A indicação do secretário na abertura do simpósio do clero dava a recuperação da contemplação como a chave mestra do crescimento vocacional e do aumento do número dos sacerdotes. E sugeriu que seria tempo de suspender alguns métodos estatísticos e usar mais os contactos directos de sacerdote a jovens. Então e o marketing vocacional? Não foi falado.

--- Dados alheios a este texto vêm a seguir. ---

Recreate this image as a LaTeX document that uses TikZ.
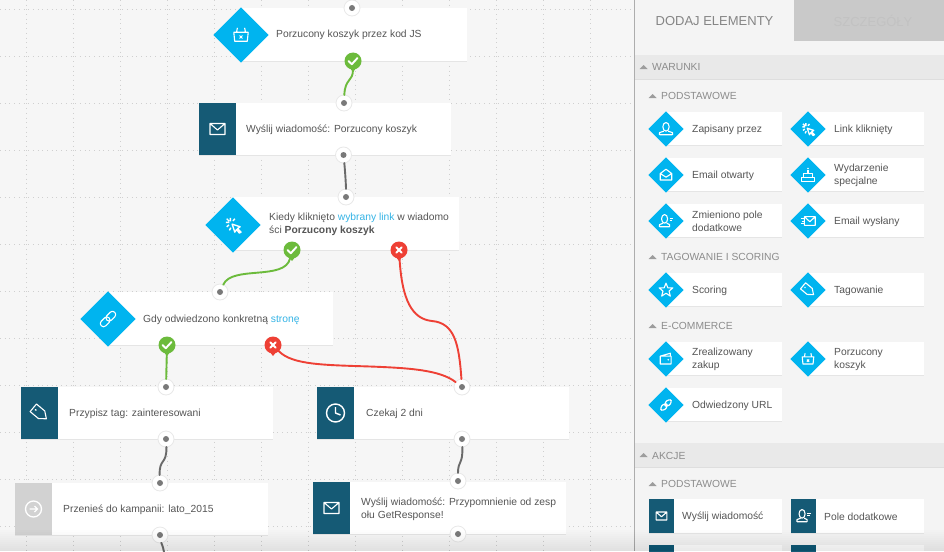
\documentclass[tikz,border=0pt]{standalone}
\usepackage{fontspec}
\setmainfont{Liberation Sans}
\definecolor{bgc}{HTML}{F6F6F6}
\definecolor{panelc}{HTML}{F4F4F4}
\definecolor{barc}{HTML}{E9E9E9}
\definecolor{tabc}{HTML}{C9C9C9}
\definecolor{gridc}{HTML}{CFCFCF}
\definecolor{bluec}{HTML}{00B4EF}
\definecolor{tealc}{HTML}{155A75}
\definecolor{greyc}{HTML}{D2D2D2}
\definecolor{txtc}{HTML}{555555}
\definecolor{headc}{HTML}{8C8C8C}
\definecolor{linkc}{HTML}{35B4E6}
\definecolor{okc}{HTML}{6CBB3C}
\definecolor{noc}{HTML}{EE4035}
\definecolor{linec}{HTML}{6A6A6A}
\tikzset{
 x=1pt,y=-1pt,
 gridline/.style={gridc,line width=.8pt,dash pattern=on 1pt off 3.7pt},
 cardbox/.style={fill=white,inner sep=0pt,outer sep=0pt,text width=0pt},
 cardedge/.style={draw=black!10,line width=.8pt},
 blockbox/.style={inner sep=0pt,outer sep=0pt,minimum width=37pt,minimum height=52pt},
 diabox/.style={fill=bluec,inner sep=0pt,outer sep=0pt,minimum size=#1,rotate=45},
 lab/.style={anchor=west,inner sep=0pt,text=txtc,font=\fontsize{10.3}{13}\selectfont,align=left},
 itemlab/.style={anchor=west,inner sep=0pt,text=txtc,font=\fontsize{10.3}{13}\selectfont,align=left},
 headlab/.style={anchor=west,inner sep=0pt,text=headc,font=\fontsize{10.3}{12}\selectfont},
 tri/.style={fill=headc!85,draw=none},
 port/.style={circle,fill=white,draw=black!9,line width=.8pt,minimum size=16pt,inner sep=0pt,outer sep=0pt,
   path picture={\fill[linec!90] (path picture bounding box.center) circle (3);}},
 okdot/.style={circle,fill=okc,minimum size=17pt,inner sep=0pt,outer sep=0pt},
 nodot/.style={circle,fill=noc,minimum size=17pt,inner sep=0pt,outer sep=0pt},
 wire/.style={line width=1.9pt,line cap=round},
 ic/.style={draw=white,line width=1.1pt,line join=round,fill=none},
 pics/imail/.style={code={\draw[ic] (-7.5,-5.5) rectangle (7.5,5.5) (-7.5,-5.5)--(0,1)--(7.5,-5.5);}},
 pics/ibasket/.style={code={\draw[ic] (-8,-3)--(8,-3)--(7,7)--(-7,7)--cycle (-5,-3)--(-4,-8) (5,-3)--(4,-8);
    \draw[ic,line width=1pt] (-1.6,0.6)--(1.6,3.8) (1.6,0.6)--(-1.6,3.8);}},
 pics/icursor/.style={code={\draw[ic,line width=1.3pt] (-1,-1)--(8,2)--(5,4)--(9,8)--(7,9)--(4,5)--(2,8)--cycle;
    \draw[ic,line width=1.4pt] (-3,-8)--(-3,-4) (-8,-3)--(-4,-3) (-7,-7)--(-4.5,-4.5) (2,-7)--(0,-4.5) (-7,2)--(-4.5,0) (-4,6)--(-2.5,3);}},
 pics/ilink/.style={code={\begin{scope}[rotate=45]\draw[ic,rounded corners=3] (-9.5,-3.2) rectangle (1.5,3.2) (-1.5,-3.2) rectangle (9.5,3.2);\end{scope}}},
 pics/itag/.style={code={\begin{scope}[rotate=-40]\draw[ic] (-9,-5.5)--(3,-5.5)--(10,0)--(3,5.5)--(-9,5.5)--cycle;\fill[white] (-5.5,0) circle (1.2);\end{scope}}},
 pics/iclock/.style={code={\draw[ic,line width=1.4pt] (0,0) circle (9) (0,-6)--(0,0)--(5,2);}},
 pics/iarrow/.style={code={\draw[draw=white,line width=1.3pt] (0,0) circle (8) (-4,0)--(4,0) (1,-3)--(4,0)--(1,3);}},
 pics/iuser/.style={code={\draw[ic] (-9,8)--(-9,5)--(-3,3) (9,8)--(9,5)--(3,3) (-9,8)--(9,8);\draw[ic] (0,-3) ellipse (4.4 and 6);}},
 pics/iuserb/.style={code={\draw[ic] (-9,8)--(-9,5)--(-4,3) (5,8)--(5,5)--(1,3) (-9,8)--(5,8);\draw[ic] (-2,-3) ellipse (4.2 and 6);\draw[ic,line width=1pt] (5,-4)--(10,-4) (5,-1)--(9,-1);}},
 pics/iopen/.style={code={\draw[ic] (-8,-2)--(0,-8)--(8,-2)--(8,7)--(-8,7)--cycle (-8,-2)--(0,3)--(8,-2);}},
 pics/icake/.style={code={\draw[ic] (-9,3) rectangle (9,9) (-6,-2) rectangle (6,3) (0,-2)--(0,-7);\fill[white] (0,-9) circle (1.2);}},
 pics/isent/.style={code={\draw[ic] (-5,-6) rectangle (10,6) (-5,-6)--(2.5,1)--(10,-6);\draw[ic,line width=1pt] (-10,-4)--(-6,-4) (-9,0)--(-6,0) (-10,4)--(-6,4);}},
 pics/istar/.style={code={\draw[ic] (0,-9.5)--(2.6,-3)--(9.5,-3)--(4.2,1.5)--(6,8.5)--(0,4.5)--(-6,8.5)--(-4.2,1.5)--(-9.5,-3)--(-2.6,-3)--cycle;}},
 pics/iwallet/.style={code={\draw[ic] (-8,-4) rectangle (7,7) (-8,-4)--(6,-8)--(6,-4);\fill[white] (3,1) circle (1.2);}},
}
\newcommand{\cardat}[5]{% name x1 y1 x2 y2
 \node[cardbox,minimum width={((#4)-(#2))*1pt},minimum height={((#5)-(#3))*1pt}] (#1) at ({((#2)+(#4))/2},{((#3)+(#5))/2}) {};
 \draw[cardedge] (#1.south west)--(#1.south east);}
\newcommand{\okmark}[2]{\node[okdot] (#1) at (#2) {};
 \fill[okc] ($(#1)+(-4,6)$)--($(#1)+(4,6)$)--($(#1)+(0,11)$)--cycle;
 \draw[white,line width=1.9pt,line cap=round,line join=round] ($(#1)+(-4.5,0)$)--($(#1)+(-1.2,3.2)$)--($(#1)+(4.5,-3)$);}
\newcommand{\nomark}[2]{\node[nodot] (#1) at (#2) {};
 \fill[noc] ($(#1)+(-4,6)$)--($(#1)+(4,6)$)--($(#1)+(0,11)$)--cycle;
 \draw[white,line width=1.9pt,line cap=round] ($(#1)+(-2.7,-2.7)$)--($(#1)+(2.7,2.7)$) ($(#1)+(2.7,-2.7)$)--($(#1)+(-2.7,2.7)$);}
\newcommand{\dtri}[2]{\fill[tri] (#1-4,#2+2)--(#1+4,#2+2)--(#1,#2-2)--cycle;}
\newcommand{\conditem}[6]{
 \cardat{#1c}{#2}{#4-17}{#3}{#4+16.5}
 \node[diabox=25pt] (#1d) at (#2,#4) {};
 \pic[scale=.72] at (#2,#4) {#5};
 \node[itemlab] (#1t) at (#2+26,#4+.7) {#6};}
\newcommand{\actitem}[6]{
 \cardat{#1c}{#2}{#4-17}{#3}{#4+17}
 \node[blockbox,fill=tealc,minimum width=25pt,minimum height=34pt,anchor=west] (#1d) at (#2,#4) {};
 \pic[scale=.72] at (#2+12.5,#4) {#5};
 \node[itemlab] (#1t) at (#2+33,#4+.7) {#6};}
\usetikzlibrary{calc}
\begin{document}
\begin{tikzpicture}
\useasboundingbox (0,0) rectangle (944,551);
\fill[bgc] (0,0) rectangle (944,551);
\foreach \g in {26,73,...,640}{\draw[gridline] (\g,0)--(\g,551);}
\foreach \g in {9,56,...,551}{\draw[gridline] (0,\g)--(640,\g);}

% ---- cards
\cardat{c1}{240}{8}{467}{61}
\node[diabox=39pt] (d1) at (241,35) {};
\pic[scale=.9] at (241,35) {ibasket};
\node[lab] (t1) at (276,35) {Porzucony koszyk przez kod JS};

\cardat{c2}{199}{103}{451}{155}
\node[blockbox,fill=tealc,anchor=north west] (b2) at (199,103) {};
\pic at (217.5,129) {imail};
\node[lab] (t2) at (246,130) {Wyślij wiadomość: Porzucony koszyk};

\cardat{c3}{232}{197}{459}{250}
\node[diabox=39pt] (d3) at (233,225) {};
\pic[scale=.9] at (233,225) {icursor};
\node[lab] (t3) at (269,224.5) {Kiedy kliknięto \textcolor{linkc}{wybrany link} w wiadomo\\ści \textbf{Porzucony koszyk}};

\cardat{c4}{107}{292}{333}{345}
\node[diabox=39pt] (d4) at (108,319) {};
\pic at (108,319) {ilink};
\node[lab] (t4) at (143,320) {Gdy odwiedzono konkretną \textcolor{linkc}{stronę}};

\cardat{c5}{21}{387}{273}{439}
\node[blockbox,fill=tealc,anchor=north west] (b5) at (21,387) {};
\pic[scale=.9] at (39.5,413) {itag};
\node[lab] (t5) at (69,414) {Przypisz tag: zainteresowani};

\cardat{c6}{15}{483}{268}{535}
\node[blockbox,fill=greyc,anchor=north west] (b6) at (15,483) {};
\pic at (33.5,509) {iarrow};
\node[lab] (t6) at (63,510) {Przenieś do kampanii: lato\_2015};

\cardat{c7}{317}{387}{569}{439}
\node[blockbox,fill=tealc,anchor=north west] (b7) at (317,387) {};
\pic at (335.5,413) {iclock};
\node[lab] (t7) at (366,414) {Czekaj 2 dni};

\cardat{c8}{313}{482}{566}{534}
\node[blockbox,fill=tealc,anchor=north west] (b8) at (313,482) {};
\pic at (331.5,508) {imail};
\node[lab] (t8) at (361,509.5) {Wyślij wiadomość: Przypomnienie od zesp\\ołu GetResponse!};

% ---- ports
\node[port] (p0) at (352,8) {};
\node[port] (p1) at (344,103) {};
\node[port] (p2) at (343.5,155) {};
\node[port] (p3) at (346,197) {};
\node[port] (p4) at (220,292) {};
\node[port] (p5) at (166,387) {};
\node[port] (p6) at (166,439) {};
\node[port] (p7) at (160,483) {};
\node[port] (p8) at (160,535) {};
\node[port] (p9) at (462,387) {};
\node[port] (p10) at (462,439) {};
\node[port] (p11) at (458,481) {};
\node[port] (p12) at (458,534) {};
\coordinate (end1) at (164,552);
\coordinate (redmidA) at (432,321);
\coordinate (redmidB) at (370,366.5);

\okmark{k1}{353,61}
\okmark{k3}{292,250}
\nomark{x3}{399,250}
\okmark{k4}{167,345}
\nomark{x4}{273,345}

% ---- connectors
\draw[wire,okc] (k1) .. controls (353,82) and (345,78) .. (p1);
\draw[wire,linec] (p2) .. controls (345,170) and (346,185) .. (p3);
\draw[wire,okc] (k3) .. controls (285,281) and (232,265) .. (p4);
\draw[wire,noc] (x3) .. controls (402,300) and (412,319) .. (redmidA) .. controls (455,323) and (459,345) .. (p9);
\draw[wire,okc] (k4)--(p5);
\draw[wire,noc] (x4) .. controls (292,365) and (325,365) .. (redmidB) .. controls (410,368) and (440,370) .. (p9);
\draw[wire,linec] (p6) .. controls (167,465) and (159,458) .. (p7);
\draw[wire,linec] (p10) .. controls (463,465) and (458,460) .. (p11);
\draw[wire,linec] (p8) .. controls (161,542) and (163,546) .. (end1);

% ---- panel
\fill[panelc] (634,0) rectangle (944,551);
\draw[black!32,line width=.8pt] (634.5,0)--(634.5,551);
\node[anchor=south east,inner sep=0pt,minimum width=150pt,minimum height=41pt,fill=tabc] (tab2) at (944,41) {};
\node[text=headc!95!black,font=\fontsize{13}{15}\selectfont,inner sep=0pt] (tab1t) at (714.5,21) {DODAJ ELEMENTY};
\node[text=black!24,font=\fontsize{13}{15}\selectfont,inner sep=0pt] (tab2t) at (873,21) {SZCZEGÓŁY};

\node[fill=barc,minimum width=309.5pt,minimum height=24pt,inner sep=0pt,anchor=west] (bar1) at (635,67) {};
\draw[black!13,line width=.8pt] (635,79)--(944,79);
\dtri{643.5}{67}
\node[headlab] (h1) at (652,67.5) {WARUNKI};
\dtri{652.5}{96}
\node[headlab] (h2) at (661,96) {PODSTAWOWE};

\conditem{a1}{666}{782}{129}{iuser}{Zapisany przez}
\conditem{a2}{808}{924}{129}{icursor}{Link kliknięty}
\conditem{a3}{666}{782}{175}{iopen}{Email otwarty}
\conditem{a4}{808}{924}{175}{icake}{Wydarzenie\\specjalne}
\conditem{a5}{666}{782}{221}{iuserb}{Zmieniono pole\\dodatkowe}
\conditem{a6}{808}{924}{221}{isent}{Email wysłany}

\dtri{652.5}{257}
\node[headlab] (h3) at (661,257) {TAGOWANIE I SCORING};
\conditem{a7}{666}{782}{290}{istar}{Scoring}
\conditem{a8}{808}{924}{290}{itag}{Tagowanie}

\dtri{652.5}{326}
\node[headlab] (h4) at (661,326) {E-COMMERCE};
\conditem{a9}{666}{782}{359}{iwallet}{Zrealizowany\\zakup}
\conditem{a10}{808}{924}{359}{ibasket}{Porzucony\\koszyk}
\conditem{a11}{666}{782}{405}{ilink}{Odwiedzony URL}

\node[fill=barc,minimum width=309.5pt,minimum height=24pt,inner sep=0pt,anchor=west] (bar2) at (635,455) {};
\draw[black!13,line width=.8pt] (635,467)--(944,467);
\dtri{643.5}{455}
\node[headlab] (h5) at (652,455.5) {AKCJE};
\dtri{652.5}{484}
\node[headlab] (h6) at (661,484) {PODSTAWOWE};

\actitem{b1}{649}{782}{516}{imail}{Wyślij wiadomość}
\actitem{b2x}{791}{924}{516}{iuserb}{Pole dodatkowe}
\actitem{b3}{649}{782}{562}{imail}{}
\actitem{b4}{791}{924}{562}{imail}{}

\foreach \s in {530,532,...,550}{\fill[black,opacity=.006] (0,\s) rectangle (944,551);}
\end{tikzpicture}
\end{document}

O dia 1 de Setembro coincidia, ainda, com a festa de outra grande contemplativa, Santa Beatriz da Silva, que na dimensão contemplativa do cárcere, onde a rainha a fechara, foi orientada por Maria, a concebida sem pecado, na vocação de fundar uma congregação monástica dedicada Àquela que contemplava todas essas coisas sobre Jesus no seu coração. Até indicou a Santa Beatriz as cores do hábito, azul e branco, aquelas cores que ficaram conhecidas como as da Imaculada e com as quais Ela, em Lurdes, foi contemplada por Bernardete. E a propósito, imagino que me levaram de vestido de branco com algum azul neste mesmo dia, em data distante, à pia baptismal no dia do meu Baptismo o qual me fez (com)templo em divinização, agraciado para poder contemplar.